Output each line exactly as it appears, skipping any embedded picture.

# START OF Given data

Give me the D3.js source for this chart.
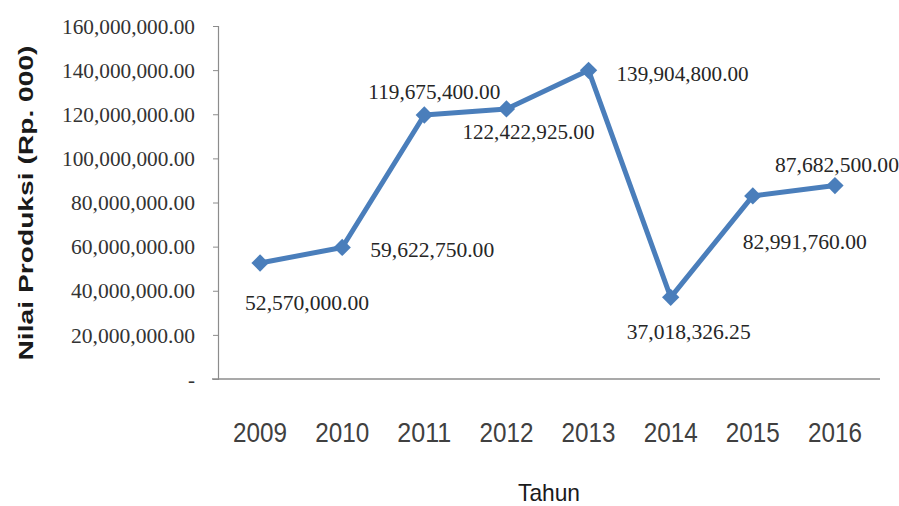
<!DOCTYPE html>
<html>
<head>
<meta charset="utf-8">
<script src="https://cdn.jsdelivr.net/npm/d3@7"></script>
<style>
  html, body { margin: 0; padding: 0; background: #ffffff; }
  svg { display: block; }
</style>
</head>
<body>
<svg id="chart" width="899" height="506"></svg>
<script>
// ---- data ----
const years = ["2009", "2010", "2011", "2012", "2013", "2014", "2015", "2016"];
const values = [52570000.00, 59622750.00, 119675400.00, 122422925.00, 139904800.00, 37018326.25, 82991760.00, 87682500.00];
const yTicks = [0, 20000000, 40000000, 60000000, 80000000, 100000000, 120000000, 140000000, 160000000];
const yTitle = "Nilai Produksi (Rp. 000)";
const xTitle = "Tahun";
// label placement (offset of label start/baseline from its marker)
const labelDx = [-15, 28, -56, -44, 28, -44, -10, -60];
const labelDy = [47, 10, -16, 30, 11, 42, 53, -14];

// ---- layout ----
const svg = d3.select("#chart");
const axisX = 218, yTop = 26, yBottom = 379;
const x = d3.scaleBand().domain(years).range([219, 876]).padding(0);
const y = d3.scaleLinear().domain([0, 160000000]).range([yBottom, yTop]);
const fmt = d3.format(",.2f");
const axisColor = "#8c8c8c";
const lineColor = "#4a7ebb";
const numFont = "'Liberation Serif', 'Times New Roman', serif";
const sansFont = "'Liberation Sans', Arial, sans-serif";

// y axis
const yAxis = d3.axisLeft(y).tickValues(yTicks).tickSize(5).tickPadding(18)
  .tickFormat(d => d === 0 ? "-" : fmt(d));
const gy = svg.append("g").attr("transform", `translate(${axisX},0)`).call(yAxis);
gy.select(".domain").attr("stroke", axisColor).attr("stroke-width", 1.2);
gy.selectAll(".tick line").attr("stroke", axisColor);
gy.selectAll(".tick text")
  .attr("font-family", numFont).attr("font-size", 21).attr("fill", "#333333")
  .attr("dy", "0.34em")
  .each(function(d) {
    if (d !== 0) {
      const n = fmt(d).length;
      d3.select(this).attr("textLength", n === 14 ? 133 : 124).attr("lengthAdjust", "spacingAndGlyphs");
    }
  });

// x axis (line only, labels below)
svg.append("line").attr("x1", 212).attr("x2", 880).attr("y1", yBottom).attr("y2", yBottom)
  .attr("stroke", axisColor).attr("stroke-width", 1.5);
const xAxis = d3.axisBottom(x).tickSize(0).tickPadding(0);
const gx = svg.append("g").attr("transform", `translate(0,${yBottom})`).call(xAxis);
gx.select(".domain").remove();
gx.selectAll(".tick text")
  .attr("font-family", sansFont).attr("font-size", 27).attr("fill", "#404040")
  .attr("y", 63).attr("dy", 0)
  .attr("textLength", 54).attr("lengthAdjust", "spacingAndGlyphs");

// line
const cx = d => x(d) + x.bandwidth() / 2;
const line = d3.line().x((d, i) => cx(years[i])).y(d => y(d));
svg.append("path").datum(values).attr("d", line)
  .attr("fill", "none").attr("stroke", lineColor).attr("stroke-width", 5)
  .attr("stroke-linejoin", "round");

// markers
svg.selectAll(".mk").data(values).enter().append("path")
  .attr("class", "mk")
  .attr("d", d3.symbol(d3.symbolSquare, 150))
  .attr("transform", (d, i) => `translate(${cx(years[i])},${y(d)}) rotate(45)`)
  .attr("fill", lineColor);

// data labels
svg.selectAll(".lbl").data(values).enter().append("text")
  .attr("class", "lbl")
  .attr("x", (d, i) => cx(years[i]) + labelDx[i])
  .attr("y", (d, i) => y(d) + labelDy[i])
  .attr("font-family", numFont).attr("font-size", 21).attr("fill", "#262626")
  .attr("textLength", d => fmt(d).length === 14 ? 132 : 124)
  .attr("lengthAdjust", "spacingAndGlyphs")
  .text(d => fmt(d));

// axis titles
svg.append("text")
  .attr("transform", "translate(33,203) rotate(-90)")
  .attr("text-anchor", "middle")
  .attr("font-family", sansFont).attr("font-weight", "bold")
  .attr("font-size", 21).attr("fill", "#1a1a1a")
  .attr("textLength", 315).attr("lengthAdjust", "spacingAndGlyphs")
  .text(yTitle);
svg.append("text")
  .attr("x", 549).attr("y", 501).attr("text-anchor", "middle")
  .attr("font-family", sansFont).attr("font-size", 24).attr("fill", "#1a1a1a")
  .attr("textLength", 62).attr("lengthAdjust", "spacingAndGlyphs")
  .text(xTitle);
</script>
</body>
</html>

# END OF Given data

• **Answer**
Give me the D3.js source for this chart.
<!DOCTYPE html>
<html>
<head>
<meta charset="utf-8">
<script src="https://cdn.jsdelivr.net/npm/d3@7"></script>
<style>
  html, body { margin: 0; padding: 0; background: #ffffff; }
  svg { display: block; }
</style>
</head>
<body>
<svg id="chart" width="899" height="506"></svg>
<script>
// ---- data ----
const years = ["2009", "2010", "2011", "2012", "2013", "2014", "2015", "2016"];
const values = [52570000.00, 59622750.00, 119675400.00, 122422925.00, 139904800.00, 37018326.25, 82991760.00, 87682500.00];
const yTicks = [0, 20000000, 40000000, 60000000, 80000000, 100000000, 120000000, 140000000, 160000000];
const yTitle = "Nilai Produksi (Rp. 000)";
const xTitle = "Tahun";
// label placement (offset of label start/baseline from its marker)
const labelDx = [-15, 28, -56, -44, 28, -44, -10, -60];
const labelDy = [47, 10, -16, 30, 11, 42, 53, -14];

// ---- layout ----
const svg = d3.select("#chart");
const axisX = 218, yTop = 26, yBottom = 379;
const x = d3.scaleBand().domain(years).range([219, 876]).padding(0);
const y = d3.scaleLinear().domain([0, 160000000]).range([yBottom, yTop]);
const fmt = d3.format(",.2f");
const axisColor = "#8c8c8c";
const lineColor = "#4a7ebb";
const numFont = "'Liberation Serif', 'Times New Roman', serif";
const sansFont = "'Liberation Sans', Arial, sans-serif";

// y axis
const yAxis = d3.axisLeft(y).tickValues(yTicks).tickSize(5).tickPadding(18)
  .tickFormat(d => d === 0 ? "-" : fmt(d));
const gy = svg.append("g").attr("transform", `translate(${axisX},0)`).call(yAxis);
gy.select(".domain").attr("stroke", axisColor).attr("stroke-width", 1.2);
gy.selectAll(".tick line").attr("stroke", axisColor);
gy.selectAll(".tick text")
  .attr("font-family", numFont).attr("font-size", 21).attr("fill", "#333333")
  .attr("dy", "0.34em")
  .each(function(d) {
    if (d !== 0) {
      const n = fmt(d).length;
      d3.select(this).attr("textLength", n === 14 ? 133 : 124).attr("lengthAdjust", "spacingAndGlyphs");
    }
  });

// x axis (line only, labels below)
svg.append("line").attr("x1", 212).attr("x2", 880).attr("y1", yBottom).attr("y2", yBottom)
  .attr("stroke", axisColor).attr("stroke-width", 1.5);
const xAxis = d3.axisBottom(x).tickSize(0).tickPadding(0);
const gx = svg.append("g").attr("transform", `translate(0,${yBottom})`).call(xAxis);
gx.select(".domain").remove();
gx.selectAll(".tick text")
  .attr("font-family", sansFont).attr("font-size", 27).attr("fill", "#404040")
  .attr("y", 63).attr("dy", 0)
  .attr("textLength", 54).attr("lengthAdjust", "spacingAndGlyphs");

// line
const cx = d => x(d) + x.bandwidth() / 2;
const line = d3.line().x((d, i) => cx(years[i])).y(d => y(d));
svg.append("path").datum(values).attr("d", line)
  .attr("fill", "none").attr("stroke", lineColor).attr("stroke-width", 5)
  .attr("stroke-linejoin", "round");

// markers
svg.selectAll(".mk").data(values).enter().append("path")
  .attr("class", "mk")
  .attr("d", d3.symbol(d3.symbolSquare, 150))
  .attr("transform", (d, i) => `translate(${cx(years[i])},${y(d)}) rotate(45)`)
  .attr("fill", lineColor);

// data labels
svg.selectAll(".lbl").data(values).enter().append("text")
  .attr("class", "lbl")
  .attr("x", (d, i) => cx(years[i]) + labelDx[i])
  .attr("y", (d, i) => y(d) + labelDy[i])
  .attr("font-family", numFont).attr("font-size", 21).attr("fill", "#262626")
  .attr("textLength", d => fmt(d).length === 14 ? 132 : 124)
  .attr("lengthAdjust", "spacingAndGlyphs")
  .text(d => fmt(d));

// axis titles
svg.append("text")
  .attr("transform", "translate(33,203) rotate(-90)")
  .attr("text-anchor", "middle")
  .attr("font-family", sansFont).attr("font-weight", "bold")
  .attr("font-size", 21).attr("fill", "#1a1a1a")
  .attr("textLength", 315).attr("lengthAdjust", "spacingAndGlyphs")
  .text(yTitle);
svg.append("text")
  .attr("x", 549).attr("y", 501).attr("text-anchor", "middle")
  .attr("font-family", sansFont).attr("font-size", 24).attr("fill", "#1a1a1a")
  .attr("textLength", 62).attr("lengthAdjust", "spacingAndGlyphs")
  .text(xTitle);
</script>
</body>
</html>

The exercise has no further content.